Is it really that hard to make a good romantic comedy? Not to discredit the target audience, but they deserve better. While there are some fantastic titles in the genre — (500) Days of Summer, Sleepless in Seattle, My Best Friend’s Wedding, Say Anything, most of John Hughes’s resume, even Old Hollywood could crank them out: see pretty much anything starring Cary Grant, Rock Hudson, or Audrey and Katharine Hepburn — they certainly feel few and far between. Alas, the deck was stacked against How to Be Single even before I sat down.
With a likeable cast — who have all done far better work — director Christian Ditter and his gaggle of writers (Abby Kohn, Marc Silverstein, and Dana Fox) have delivered one of the most scattershot rom-coms of the bunch. Packed full of coincidences and forced farce, leave it to the character with the smallest amount of screentime to walk away unscathed. He may be a Wayans, but Damon Wayans Jr. is the only sympathetic character who’s clearly saddled into this mess because they hadn’t found a way to get the audience to cry yet. He’s seriously that unnecessary. But critics be damned, it’s bound to pull in a decent amount of cash this weekend. All the single ladies will be needing something to see while all the single boys are at Zoolander 2 and the smartest crowds are helping fund the Deadpool sequel that can’t come fast enough.
What little story there is revolves around poor Alice (Dakota Johnson). After she meet-cutes her boyfriend Josh (Nicholas Braun), we flash forward four years and they’re in the midst of a breakup. Alice wants to get to know herself better because she’s never been alone so she heads out to the Big Apple to live with her sister Meg (Leslie Mann). She finds solace with her wild co-worker Robin (Rebel Wilson) who just wants to party all night and sleep with anything that moves.
Side stories involve Meg being sought after in Cougar Town by the boyish Ken (Jake Lacy). Tom (Anders Holm) tries to keep his feelings locked up toward dating site algorithm-guru Lucy (Alison Brie) who thinks that there’s the perfect man out there for her if she can just use the right search words. All this while David (Wayans Jr.) is shoehorned in as a grieving widower dealing with how to talk to his daughter about her mother’s death. It’s a little exasperating and extremely hard to follow. You almost need a scorecard to keep track of everyone. Or turn it into a drinking game where you have to take a shot anytime you have to question what the hell is going on.
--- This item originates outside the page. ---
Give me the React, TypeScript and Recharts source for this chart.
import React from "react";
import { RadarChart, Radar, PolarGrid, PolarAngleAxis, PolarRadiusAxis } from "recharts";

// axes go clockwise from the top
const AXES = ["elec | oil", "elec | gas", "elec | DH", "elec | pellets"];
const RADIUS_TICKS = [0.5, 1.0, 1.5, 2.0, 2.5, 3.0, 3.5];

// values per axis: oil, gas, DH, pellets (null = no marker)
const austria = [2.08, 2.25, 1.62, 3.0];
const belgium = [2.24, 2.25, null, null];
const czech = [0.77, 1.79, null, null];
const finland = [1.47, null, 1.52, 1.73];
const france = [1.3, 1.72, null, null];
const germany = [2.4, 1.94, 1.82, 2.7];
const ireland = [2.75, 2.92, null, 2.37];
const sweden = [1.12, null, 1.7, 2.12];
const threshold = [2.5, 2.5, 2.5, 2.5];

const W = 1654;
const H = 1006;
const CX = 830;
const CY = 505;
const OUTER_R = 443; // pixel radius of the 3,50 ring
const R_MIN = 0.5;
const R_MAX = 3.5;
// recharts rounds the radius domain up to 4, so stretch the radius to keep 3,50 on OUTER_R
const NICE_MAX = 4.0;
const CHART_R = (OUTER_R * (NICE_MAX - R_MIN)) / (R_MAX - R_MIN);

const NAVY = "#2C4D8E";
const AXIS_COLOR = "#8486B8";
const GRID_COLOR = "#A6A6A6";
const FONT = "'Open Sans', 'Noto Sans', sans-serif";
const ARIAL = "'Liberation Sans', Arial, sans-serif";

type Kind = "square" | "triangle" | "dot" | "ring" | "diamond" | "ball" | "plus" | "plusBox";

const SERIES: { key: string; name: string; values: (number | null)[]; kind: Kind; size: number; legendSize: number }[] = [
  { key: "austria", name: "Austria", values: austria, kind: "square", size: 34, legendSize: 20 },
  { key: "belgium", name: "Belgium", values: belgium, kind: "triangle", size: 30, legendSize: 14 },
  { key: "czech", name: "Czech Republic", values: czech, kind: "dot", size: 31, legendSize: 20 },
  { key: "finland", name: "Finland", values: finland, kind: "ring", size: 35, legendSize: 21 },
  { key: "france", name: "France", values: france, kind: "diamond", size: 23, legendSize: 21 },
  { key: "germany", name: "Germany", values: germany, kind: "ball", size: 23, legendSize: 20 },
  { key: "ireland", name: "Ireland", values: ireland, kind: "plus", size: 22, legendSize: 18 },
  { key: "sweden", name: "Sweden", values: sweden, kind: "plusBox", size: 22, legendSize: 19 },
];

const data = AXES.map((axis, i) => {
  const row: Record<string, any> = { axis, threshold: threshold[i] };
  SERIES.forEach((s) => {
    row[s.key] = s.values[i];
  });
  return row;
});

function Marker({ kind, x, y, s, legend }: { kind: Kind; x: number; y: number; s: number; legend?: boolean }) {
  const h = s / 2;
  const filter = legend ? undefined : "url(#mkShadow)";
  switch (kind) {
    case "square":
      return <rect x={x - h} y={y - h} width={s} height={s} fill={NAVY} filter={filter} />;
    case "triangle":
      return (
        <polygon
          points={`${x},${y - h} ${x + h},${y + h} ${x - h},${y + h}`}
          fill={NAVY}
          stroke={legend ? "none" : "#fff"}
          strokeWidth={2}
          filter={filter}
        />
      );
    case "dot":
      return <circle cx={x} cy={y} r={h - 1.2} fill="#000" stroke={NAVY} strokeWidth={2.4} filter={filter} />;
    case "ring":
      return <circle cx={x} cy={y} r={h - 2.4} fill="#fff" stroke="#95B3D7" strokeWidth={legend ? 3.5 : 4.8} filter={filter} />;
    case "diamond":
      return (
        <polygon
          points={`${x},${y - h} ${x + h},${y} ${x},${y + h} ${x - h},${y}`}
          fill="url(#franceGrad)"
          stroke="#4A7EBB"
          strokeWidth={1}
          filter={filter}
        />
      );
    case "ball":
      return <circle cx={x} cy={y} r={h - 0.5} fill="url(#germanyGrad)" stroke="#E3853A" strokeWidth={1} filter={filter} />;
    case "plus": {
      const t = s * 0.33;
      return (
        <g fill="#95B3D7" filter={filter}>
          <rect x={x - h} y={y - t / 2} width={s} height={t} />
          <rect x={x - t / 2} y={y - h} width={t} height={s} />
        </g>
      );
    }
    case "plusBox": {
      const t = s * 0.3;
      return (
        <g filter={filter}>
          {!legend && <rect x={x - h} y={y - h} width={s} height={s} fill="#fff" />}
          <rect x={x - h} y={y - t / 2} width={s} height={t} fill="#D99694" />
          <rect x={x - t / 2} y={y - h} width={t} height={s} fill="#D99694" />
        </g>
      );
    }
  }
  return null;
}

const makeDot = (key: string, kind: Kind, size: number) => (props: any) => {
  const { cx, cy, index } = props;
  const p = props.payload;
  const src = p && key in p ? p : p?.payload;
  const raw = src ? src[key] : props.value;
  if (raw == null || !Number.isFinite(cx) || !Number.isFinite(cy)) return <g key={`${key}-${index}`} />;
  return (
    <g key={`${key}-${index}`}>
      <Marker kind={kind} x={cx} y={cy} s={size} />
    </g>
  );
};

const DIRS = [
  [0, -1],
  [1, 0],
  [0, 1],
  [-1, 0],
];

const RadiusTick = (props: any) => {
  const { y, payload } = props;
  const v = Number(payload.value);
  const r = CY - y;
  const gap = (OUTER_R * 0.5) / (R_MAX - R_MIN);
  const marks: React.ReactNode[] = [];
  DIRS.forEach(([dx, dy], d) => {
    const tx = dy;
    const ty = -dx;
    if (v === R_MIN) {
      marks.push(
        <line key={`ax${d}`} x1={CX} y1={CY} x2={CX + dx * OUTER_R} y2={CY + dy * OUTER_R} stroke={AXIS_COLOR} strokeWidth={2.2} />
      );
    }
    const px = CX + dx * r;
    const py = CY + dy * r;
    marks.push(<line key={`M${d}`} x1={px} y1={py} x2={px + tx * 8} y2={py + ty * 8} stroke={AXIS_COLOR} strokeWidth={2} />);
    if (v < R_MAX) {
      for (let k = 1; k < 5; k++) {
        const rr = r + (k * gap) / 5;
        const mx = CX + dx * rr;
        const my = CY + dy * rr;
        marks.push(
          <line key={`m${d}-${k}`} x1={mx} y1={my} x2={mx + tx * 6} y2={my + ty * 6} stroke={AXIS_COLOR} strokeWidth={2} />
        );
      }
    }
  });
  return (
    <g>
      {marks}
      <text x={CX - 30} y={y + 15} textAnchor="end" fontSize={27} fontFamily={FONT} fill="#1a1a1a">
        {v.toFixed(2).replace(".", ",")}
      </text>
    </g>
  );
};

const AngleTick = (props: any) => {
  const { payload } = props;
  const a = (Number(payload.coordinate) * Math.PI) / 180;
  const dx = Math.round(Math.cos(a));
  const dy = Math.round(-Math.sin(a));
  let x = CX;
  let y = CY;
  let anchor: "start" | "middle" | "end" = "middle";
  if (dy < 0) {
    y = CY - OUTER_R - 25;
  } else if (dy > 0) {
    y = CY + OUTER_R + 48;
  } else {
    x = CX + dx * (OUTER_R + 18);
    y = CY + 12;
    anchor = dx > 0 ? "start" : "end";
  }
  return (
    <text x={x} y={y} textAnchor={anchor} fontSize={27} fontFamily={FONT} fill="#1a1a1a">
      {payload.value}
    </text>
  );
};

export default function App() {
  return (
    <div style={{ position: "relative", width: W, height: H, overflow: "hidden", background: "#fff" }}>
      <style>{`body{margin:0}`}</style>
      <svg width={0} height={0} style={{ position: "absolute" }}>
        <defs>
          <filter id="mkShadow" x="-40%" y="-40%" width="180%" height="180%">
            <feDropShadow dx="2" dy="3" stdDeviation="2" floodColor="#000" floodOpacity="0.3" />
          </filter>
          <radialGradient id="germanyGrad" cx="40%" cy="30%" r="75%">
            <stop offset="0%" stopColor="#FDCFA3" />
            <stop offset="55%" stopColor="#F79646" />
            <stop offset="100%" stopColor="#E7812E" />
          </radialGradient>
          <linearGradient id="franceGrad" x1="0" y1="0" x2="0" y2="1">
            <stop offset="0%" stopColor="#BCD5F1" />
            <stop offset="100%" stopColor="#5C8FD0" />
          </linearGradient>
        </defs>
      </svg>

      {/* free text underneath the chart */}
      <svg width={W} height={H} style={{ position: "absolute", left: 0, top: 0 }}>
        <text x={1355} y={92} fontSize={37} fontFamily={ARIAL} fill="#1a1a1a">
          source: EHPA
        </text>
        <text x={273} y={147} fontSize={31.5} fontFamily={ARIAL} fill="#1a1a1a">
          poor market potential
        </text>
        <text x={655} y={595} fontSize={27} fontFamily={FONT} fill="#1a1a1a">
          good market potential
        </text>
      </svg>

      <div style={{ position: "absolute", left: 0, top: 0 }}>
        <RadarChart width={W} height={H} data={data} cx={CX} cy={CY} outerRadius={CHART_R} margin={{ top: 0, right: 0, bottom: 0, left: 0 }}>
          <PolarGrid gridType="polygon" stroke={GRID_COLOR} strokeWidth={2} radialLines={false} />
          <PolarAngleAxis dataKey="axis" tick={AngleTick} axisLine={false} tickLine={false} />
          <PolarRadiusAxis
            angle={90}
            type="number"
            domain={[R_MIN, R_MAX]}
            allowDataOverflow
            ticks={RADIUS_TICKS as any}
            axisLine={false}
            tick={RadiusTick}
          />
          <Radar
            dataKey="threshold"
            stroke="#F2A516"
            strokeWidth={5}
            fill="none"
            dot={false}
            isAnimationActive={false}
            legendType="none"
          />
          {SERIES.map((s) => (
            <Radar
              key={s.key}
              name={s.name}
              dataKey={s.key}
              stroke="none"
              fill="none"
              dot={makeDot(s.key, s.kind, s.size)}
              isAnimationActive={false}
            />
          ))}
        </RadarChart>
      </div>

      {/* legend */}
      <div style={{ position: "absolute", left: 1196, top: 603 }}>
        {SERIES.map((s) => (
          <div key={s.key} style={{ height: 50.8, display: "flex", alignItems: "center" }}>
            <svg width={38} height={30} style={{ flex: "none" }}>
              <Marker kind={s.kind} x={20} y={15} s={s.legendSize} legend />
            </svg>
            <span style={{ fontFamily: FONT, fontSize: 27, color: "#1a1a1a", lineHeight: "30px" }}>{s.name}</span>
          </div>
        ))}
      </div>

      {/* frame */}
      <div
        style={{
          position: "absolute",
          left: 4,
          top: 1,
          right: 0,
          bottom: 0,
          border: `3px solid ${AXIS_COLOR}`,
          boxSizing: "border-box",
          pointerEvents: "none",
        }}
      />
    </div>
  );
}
The cast does their best to keep the pace chugging along while Ditter drowns the audience in montage after montage. Just about the only break we get is any time Lucy is on screen with the love of her life George (Jason Mantzoukas). The two are hilarious together and have fantastic comedic chemistry. This should come as no surprise since the two were last seen together in the far better Sleeping with Other People. Now that is a good romantic-comedy. Skip How to Be Single and run out and rent Sleeping with Other People. It deserves a far bigger fan base, seriously, go now!
As for this jumbled mess, it comes as no surprise considering the screenwriters assembled to patchwork Liz Tuccillo’s novel for the big screen. I present the following offenses for the jury: Exhibit A) Kohn and Silverstein are both responsible for Never Been Kissed, He’s Just Not That Into You, Valentine’s Day, and The Vow; while Fox “treated” us to The Wedding Date, What Happens in Vegas, and Couple’s Retreat. It’s clearly evident that they were brought on because they have friends behind, and in front of, the camera. Kohn and Silverstein in producer Drew Barrymore, with Fox having written for the sadly canceled — and way better than this film — Ben and Kate which also starred Johnson. It’s fine if friends want to work together — the Apatow crew has been delivering the goods for years now — but please make it worthwhile for the audience.
Unfortunately, every single person involved is guilty of false advertising — especially the marketing department at Warner Bros. How to Be Single has gone out of its way to look like another wacky R-rated comedy in the vein of Paul Feig’s Bridesmaids. All we’re left with here is another hodgepodge of mediocrity that honestly could have been better with a few rewrites. Instead, we’re following the bouncing ball from one page of the screenplay to the other with coherency tossed to the wind. I’m sure it’ll make a big enough splash opening weekend, but there’s no way anyone will want to revisit the land of First World Problems and entitlement. Please, for the love of all that’s holy, simply skip this and stay home for a girl’s night with some pizza and Sleeping with Other People and you can thank me later.